We have definitely reached a plateau in automated LED profile spots in that there is now a tacitly agreed-upon outline specification that all manufacturers are working to, with differences in their own particular special features. That broad specification is for a unit with a white LED engine, CMY + CTO colour mixing, one or two colour wheels, one or two gobo wheels, framing, and iris, plus beam effects. What we’ve seen is the brightness of white LED engines rise year-on-year as the technology improves, and it hasn’t stopped going up yet. We are seeing an arms race, with lumens as the target. The downside – to me, at least, as I get older and struggle to lift them out of their road cases – while the first LED-based fixtures were lightweight compared to their HID lamp predecessors, they are now back to similar weights. They use less power, produce less heat, and don’t need new lamps every 500 hours, but the weight has crept up. As LEDs have become the norm, product differentiation is now in the details of the engineering, special effects offered, and innovations to help make the user’s life easier.

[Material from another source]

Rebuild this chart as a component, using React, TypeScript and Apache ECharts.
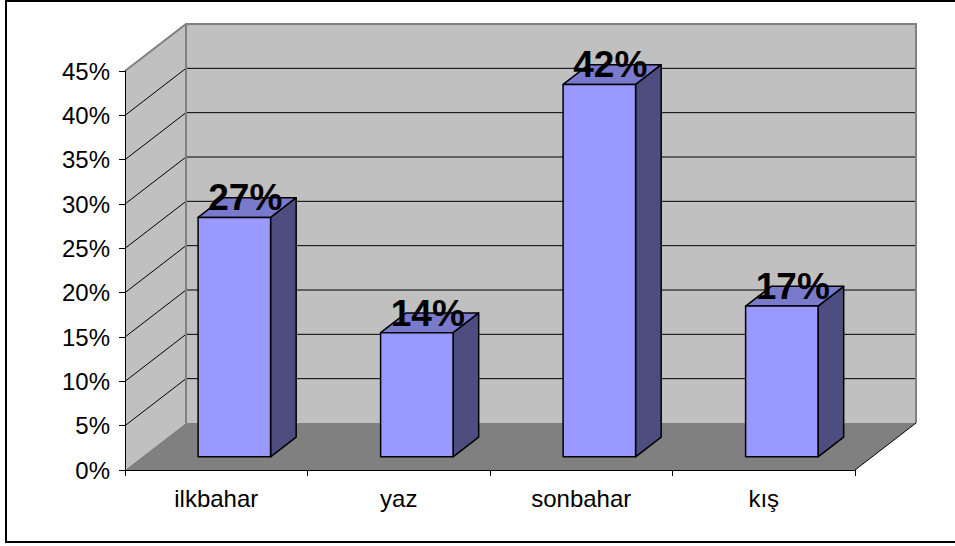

This month, I’m looking at the new Robe Forte LED luminaire. As with the last Robe product we covered, the Esprite, the Forte uses the company’s in-house LED white light engine in which the LEDs are separate from the
homogenizing and collimating optics, allowing placement of the colour-mixing wheels in an optimal place, in the middle of those optics, for smooth mixing. This system also provides the ability to remove and replace the LED engine relatively easily.